Consider $TM_p={(p,v;p\in M,v\in TM_p)}$ and let $M_0=\{(p,0;p\in M)\}$ be the zero section.
Let $X$ be a $C^r$ vector field($r\geqslant 1$) on a manifold $M$ and let $p_0\in M$ be a singularity of $X$.Then $p_o$ is simple singularity of $X$ if and only if the map $p\to(p,X(p))$ from $M$ to $TM$ is transversal(cross-sectional) to the zero section $M_0$ at $p_0$
Proof: Let $x:U\to\mathbb{R}$ be a local chart with $x(p_0)=0$. Let $TU=\{(p,v)\in TM;P\in U\}$. The map $Tx:TU\to\mathbb{R}^m\times\mathbb{R}^m$ defined by $Tx(p,v)=(x(p),Dx_p(v))$ is a local chart for $TM$.

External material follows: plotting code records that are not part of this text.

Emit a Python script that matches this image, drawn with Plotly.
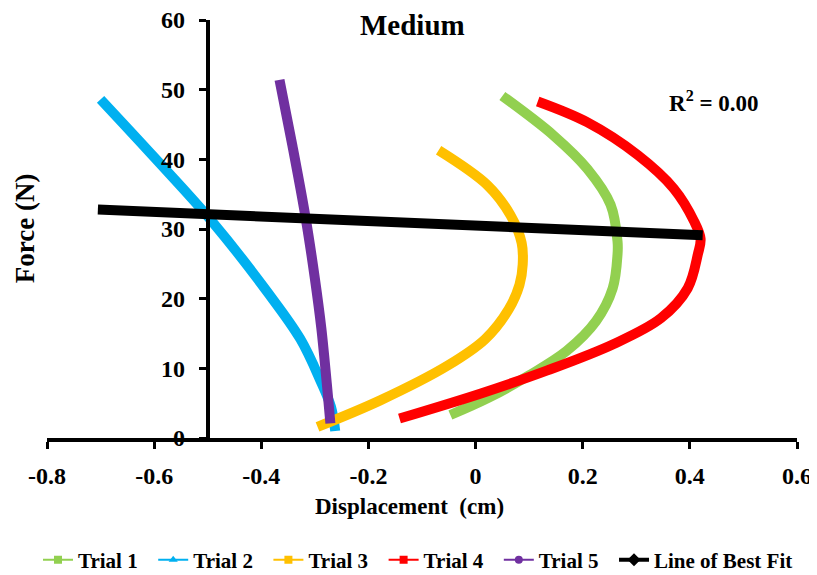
import plotly.graph_objects as go

# ---- data ----
trial1_x = [-0.047, 0.025, 0.100, 0.170, 0.225, 0.256, 0.265, 0.265, 0.252, 0.209, 0.146, 0.05]
trial1_y = [3.3, 5.8, 9.0, 12.5, 16.8, 21.5, 26.4, 28.2, 33.5, 38.6, 43.4, 49.1]

trial2_x = [-0.262, -0.270, -0.290, -0.327, -0.390, -0.49, -0.60, -0.70]
trial2_y = [1.0, 4.5, 8.3, 14.2, 21.1, 30.9, 40.3, 48.6]

trial3_x = [-0.295, -0.178, -0.052, 0.018, 0.062, 0.082, 0.088, 0.086, 0.065, 0.022, -0.069]
trial3_y = [1.6, 5.4, 10.4, 14.2, 18.5, 22.0, 24.9, 28.0, 32.0, 36.3, 41.3]

trial4_x = [-0.142, 0.01, 0.134, 0.258, 0.346, 0.396, 0.415, 0.42, 0.408, 0.37, 0.303, 0.209, 0.116]
trial4_y = [2.8, 6.4, 9.7, 13.5, 17.2, 21.5, 26.4, 28.6, 31.1, 35.8, 40.6, 45.3, 48.3]

trial5_x = [-0.271, -0.276, -0.288, -0.300, -0.317, -0.342, -0.366]
trial5_y = [2.1, 6.4, 15.8, 22.9, 31.5, 42.0, 51.4]

fit_x = [-0.705, 0.424]
fit_y = [32.8, 29.1]

names = ["Trial 1", "Trial 2", "Trial 3", "Trial 4", "Trial 5", "Line of Best Fit"]
colors = ["#92D050", "#00B0F0", "#FFC000", "#FF0000", "#7030A0", "#000000"]
symbols = ["square", "triangle-up", "square", "square", "circle", "diamond"]

x_ticks = [-0.8, -0.6, -0.4, -0.2, 0, 0.2, 0.4, 0.6]
x_ticktext = ["-0.8", "-0.6", "-0.4", "-0.2", "0", "0.2", "0.4", "0.6"]
y_ticks = [0, 10, 20, 30, 40, 50, 60]

FONT = "Liberation Serif"
PAD = "\u00a0\u00a0"

series = [(trial1_x, trial1_y), (trial2_x, trial2_y), (trial3_x, trial3_y),
          (trial4_x, trial4_y), (trial5_x, trial5_y), (fit_x, fit_y)]

fig = go.Figure()
for (xs, ys), c in zip(series, colors):
    fig.add_trace(go.Scatter(
        x=xs, y=ys, mode="lines",
        line=dict(color=c, width=10, shape="spline", smoothing=1.0),
        showlegend=False, hoverinfo="skip"))

# legend-only entries
for n, c, s in zip(names, colors, symbols):
    best = n == "Line of Best Fit"
    label = n if best else n + PAD
    fig.add_trace(go.Scatter(
        x=[None], y=[None], mode="lines+markers", name=label,
        line=dict(color=c, width=4 if best else 2),
        marker=dict(color=c, symbol=s, size=10 if best else 8)))

# the page body has an 8px margin: compensate so the plot area lands at x 47..797, y 20..438
fig.update_layout(
    width=817, height=575,
    margin=dict(l=39, r=28, t=12, b=145, autoexpand=False),
    paper_bgcolor="white", plot_bgcolor="white",
    font=dict(family=FONT, color="black"),
    showlegend=True,
    legend=dict(orientation="h", x=-0.012, xanchor="left", y=-0.292, yanchor="middle",
                font=dict(family=FONT, size=21, color="black", weight="bold"),
                itemwidth=30, tracegroupgap=0),
    xaxis=dict(range=[-0.8, 0.6], tickvals=x_ticks, ticktext=x_ticktext,
               showgrid=False, zeroline=False, showline=True, linecolor="black", linewidth=4,
               ticks="outside", ticklen=7, tickwidth=3, tickcolor="black",
               ticklabelstandoff=6, automargin=False, ticklabeloverflow="allow",
               tickfont=dict(family=FONT, size=24, color="black", weight="bold")),
    yaxis=dict(range=[0, 60], tickvals=y_ticks,
               anchor="free", position=0.3 / 1.4,
               showgrid=False, zeroline=False, showline=True, linecolor="black", linewidth=4,
               ticks="outside", ticklen=7, tickwidth=3, tickcolor="black",
               ticklabelstandoff=9, automargin=False, ticklabeloverflow="allow",
               tickfont=dict(family=FONT, size=24, color="black", weight="bold")),
    annotations=[
        dict(text="<b>Medium</b>", x=0.487, y=0.988, xref="paper", yref="paper",
             xanchor="center", yanchor="middle", showarrow=False,
             font=dict(family=FONT, size=29, color="black")),
        dict(text="<b>R<sup>2</sup> = 0.00</b>", x=0.889, y=0.806, xref="paper", yref="paper",
             xanchor="center", yanchor="middle", showarrow=False,
             font=dict(family=FONT, size=23, color="black")),
        dict(text="<b>Displacement  (cm)</b>", x=0.483, y=-0.1627, xref="paper", yref="paper",
             xanchor="center", yanchor="middle", showarrow=False,
             font=dict(family=FONT, size=23, color="black")),
        dict(text="<b>Force (N)</b>", x=-0.0293, y=0.502, xref="paper", yref="paper",
             xanchor="center", yanchor="middle", showarrow=False, textangle=-90,
             font=dict(family=FONT, size=27, color="black")),
    ],
)

fig.write_html("out.html")
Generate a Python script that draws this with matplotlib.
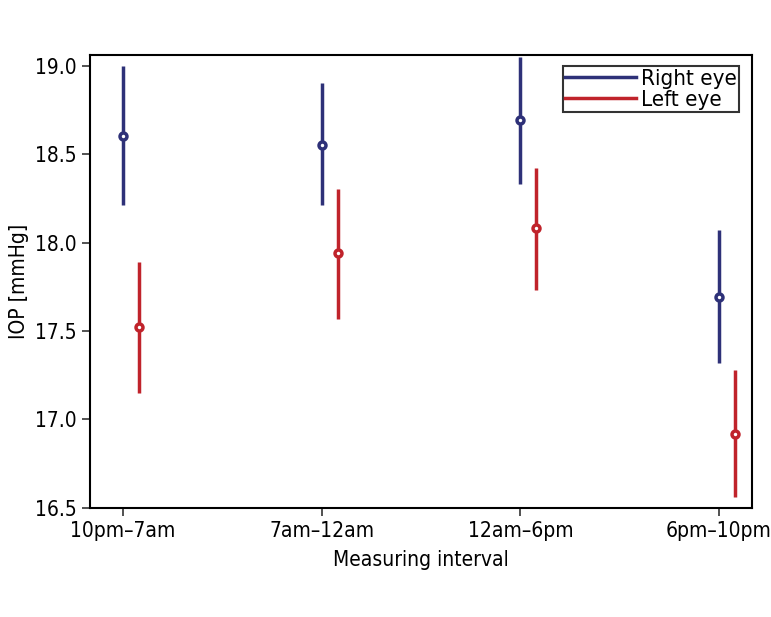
import numpy as np
import matplotlib.pyplot as plt

# condensed look, like the original
plt.rcParams['font.family'] = ['DejaVu Sans']
plt.rcParams['font.stretch'] = 'condensed'

intervals = ['10pm\u20137am', '7am\u201312am', '12am\u20136pm', '6pm\u201310pm']

right_mean = [18.60, 18.55, 18.69, 17.69]
right_low = [18.21, 18.21, 18.33, 17.32]
right_high = [19.00, 18.90, 19.05, 18.07]

left_mean = [17.52, 17.94, 18.08, 16.92]
left_low = [17.15, 17.57, 17.73, 16.56]
left_high = [17.89, 18.30, 18.42, 17.28]

blue = '#2e3178'
red = '#c0232b'

fig = plt.figure(figsize=(7.71, 6.17), dpi=100)
ax = fig.add_axes([0.1167, 0.1767, 0.8587, 0.7342])

x = np.arange(len(intervals))
rm = np.array(right_mean)
lm = np.array(left_mean)
ax.errorbar(x, rm, yerr=[rm - np.array(right_low), np.array(right_high) - rm],
            fmt='o', color=blue, ecolor=blue, elinewidth=2.5, capsize=0,
            markersize=5, mfc='white', mew=2.5, label='Right eye')
ax.errorbar(x + 0.08, lm, yerr=[lm - np.array(left_low), np.array(left_high) - lm],
            fmt='o', color=red, ecolor=red, elinewidth=2.5, capsize=0,
            markersize=5, mfc='white', mew=2.5, label='Left eye')

ax.set_xlim(-0.166, 3.166)
ax.set_ylim(16.5, 19.06)
ax.set_xticks(x)
ax.set_xticklabels(intervals)
ax.set_yticks([16.5, 17.0, 17.5, 18.0, 18.5, 19.0])
ax.set_yticklabels(['16.5', '17.0', '17.5', '18.0', '18.5', '19.0'])
ax.tick_params(labelsize=15, length=6, width=1.2, color='#333333')
for s in ax.spines.values():
    s.set_linewidth(1.5)
ax.set_xlabel('Measuring interval', fontsize=15, labelpad=6)
ax.set_ylabel('IOP [mmHg]', fontsize=15, labelpad=4)

h = [plt.Line2D([], [], color=blue, lw=2.5), plt.Line2D([], [], color=red, lw=2.5)]
leg = ax.legend(h, ['Right eye', 'Left eye'], loc='upper right', bbox_to_anchor=(0.98, 0.975),
                fontsize=16, frameon=True, fancybox=False, edgecolor='black', borderpad=0.1,
                labelspacing=0.05, handlelength=3.2, handletextpad=0.2, borderaxespad=0)
leg.get_frame().set_linewidth(1.5)

plt.savefig('out.png', dpi=100)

Let $h=\pi_2 Tx X$, where $pi_2$ is the projection $\pi_2(x,y)=y$.Then $X$ is tranversal to $M_0$ at $p_0$ if and only if $p_0$ is a regular point of $h$ that is if $dh(p_0):TM_p\to\mathbb{R}^n$ is an isomorphism. On the other hand, $dh(p_0)=Dx(p_0)DX(p_0)$. Thus, $Dh(p_o)$ is an isomorphism if and only if $DX(p_0)$ is an isomorphism, which proves the proposition.
Question:
1)I am not understanding how the isomorphism relates to the regular point. If $DX(p_o)$ is an isomorphism implies $p_o$ is regular. Why? I thought that a regular point definition was: $p\in M$ then $X(p)\neq 0$. I do not see how this relates to the isomorphism $DX(p_0)$.
2) How is it possible to assure that $p\in M_0$, I mean a point in $M_0$ is singular? M_0 carries no information about $DX(p_0)$.
Thanks in advance!